A second German shepherd was rescued when the dog's owner intervened and chased away the wolves. The attack happened on David Road.

"The gentleman came running outside in his PJs," MacPherson said. "The wolves took off. They're afraid of us."

Barry Verbiwski, the province's head of fur-bearer and human wildlife conflict management, said officials are now trying to get a better estimate on the number of wolves that have moved into the area between Beaconia and Victoria Beach this past summer.

Besides the recent attack, dogs being kept outside have been killed at nearby Hillside Beach, Pelican Bay and a third at a residence across from Victoria Bay Estates.

MacPherson said wolf traps were being set up Monday near one of the locations where a dog was killed.

Verbiwski said it appears the predators are trying to establish their dominance. That brings them into contact with dogs which, if not kennelled, chase the wolves. Wolves also stalk dogs that can't defend themselves. There has been the odd wolf in the past, but not to the extent now where the animals are establishing territories. Their howling at night is also becoming more frequent.

He said the number of wolves in the area appears to be scattered with the odd animal as far south as the Clandeboye near Selkirk and north to Elk Island. A pack of four wolves, described as all grey in colour, was spotted Saturday moving through Grand Beach Provincial Park, and in the past month there have been several sightings of single animals.

Verbiwski said all pet owners should keep their dogs and cats indoors and not keep pet food outside.

"The wolves are out and about and doing their thing," MacPherson said. "For a wolf, a pet is just a snack."

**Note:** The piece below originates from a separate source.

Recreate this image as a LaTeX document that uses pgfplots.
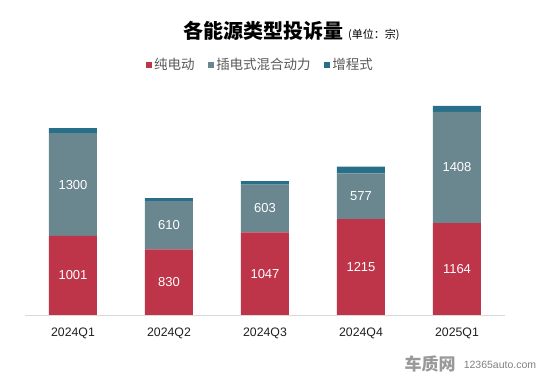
\documentclass[border=0pt]{standalone}
\usepackage{pgfplots}
\pgfplotsset{compat=1.18}
\usepackage{fontspec}
\setmainfont{Liberation Sans}
\newfontfamily\cjk{Noto Sans CJK SC}
\definecolor{cRed}{RGB}{190,52,72}
\definecolor{cGrey}{RGB}{106,134,142}
\definecolor{cTeal}{RGB}{40,112,137}
\definecolor{cText}{RGB}{89,89,89}
\begin{document}
\begin{tikzpicture}[x=1pt,y=1pt]
\path (0,0) rectangle (550,380);
\begin{axis}[
  at={(25pt,65pt)}, anchor=south west,
  scale only axis, width=480pt, height=237pt,
  xmin=-0.5, xmax=4.5, ymin=0, ymax=3000,
  ybar stacked, bar width=48pt,
  axis y line=none, axis x line*=bottom,
  x axis line style={draw={rgb,255:red,217;green,217;blue,217}, line width=0.8pt, -},
  xtick=data, xticklabels={2024Q1,2024Q2,2024Q3,2024Q4,2025Q1},
  xtick style={draw=none},
  x tick label style={font=\fontsize{12.3}{14}\selectfont, text=black!88, yshift=-9pt},
  legend columns=3,
  legend style={at={(0.49,1.055)}, anchor=center, draw=none, fill=none,
    font=\cjk\fontsize{13.5}{15}\selectfont, text=cText,
    /tikz/every even column/.append style={column sep=11pt}},
  legend image code/.code={\fill[#1] (0pt,-3.3pt) rectangle (6.6pt,3.3pt);},
]
\addplot[fill=cRed, draw=none] coordinates {(0,1001) (1,830) (2,1047) (3,1215) (4,1164)};
\addplot[fill=cGrey, draw=none] coordinates {(0,1300) (1,610) (2,603) (3,577) (4,1408)};
\addplot[fill=cTeal, draw=none] coordinates {(0,63) (1,38) (2,46) (3,85) (4,76)};
\legend{纯电动,插电式混合动力,增程式}
\end{axis}
\begin{axis}[
  at={(25pt,65pt)}, anchor=south west,
  scale only axis, width=480pt, height=237pt,
  xmin=-0.5, xmax=4.5, ymin=0, ymax=3000,
  hide axis,
  nodes near coords, point meta=explicit symbolic,
  every node near coord/.style={anchor=center, text=white, font=\fontsize{13}{15}\selectfont},
]
\addplot[draw=none, mark=none] coordinates {(0,500.5)[1001] (1,415)[830] (2,523.5)[1047] (3,607.5)[1215] (4,582)[1164]};
\addplot[draw=none, mark=none] coordinates {(0,1651)[1300] (1,1135)[610] (2,1348.5)[603] (3,1503.5)[577] (4,1868)[1408]};
\end{axis}
\node[anchor=base west, inner sep=0] at (183,341) {{\cjk\bfseries\fontsize{20}{22}\selectfont 各能源类型投诉量}\hspace{5pt}{\cjk\fontsize{11}{12}\selectfont (单位：宗)}};
\node[anchor=center, inner sep=0, text=black!40] at (430,16) {\cjk\bfseries\fontsize{17}{19}\selectfont 车质网};
\node[anchor=center, inner sep=0, text=black!50] at (500,15) {\fontsize{10.5}{12}\selectfont 12365auto.com};
\end{tikzpicture}
\end{document}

Verbiwski also said anyone walking or biking in the area should take precautions.

Wolves generally stay away from humans, but there has been the odd instance elsewhere where wolves have tracked and attacked people. In 2010, at least two wolves chased down and killed a teacher who was jogging on a road in rural Alaska.

"Definitely, do not walk alone," Verbiwski said. "Carry a stout walking stick and even bear spray.

"If a wolf approaches you, definitely don't run. You're more likely to initiate an attack or chase. If a wolf does attack you, fight back aggressively. Use anything like keys or a pen. You are fighting for your life."

Word of the wolf attacks has spread quickly in the area, aided in part by social media.

"A lot of people are not walking alone a night," one woman said at Saffies General Store at Albert Beach. "We have a large dog, and we're keeping it inside."

Verbiwski and MacPherson said what's attracted the wolves to the east beaches is an abundance of white-tailed deer, which have increased in number in the past few years. Backyard feeding of deer by people is to blame for their increase.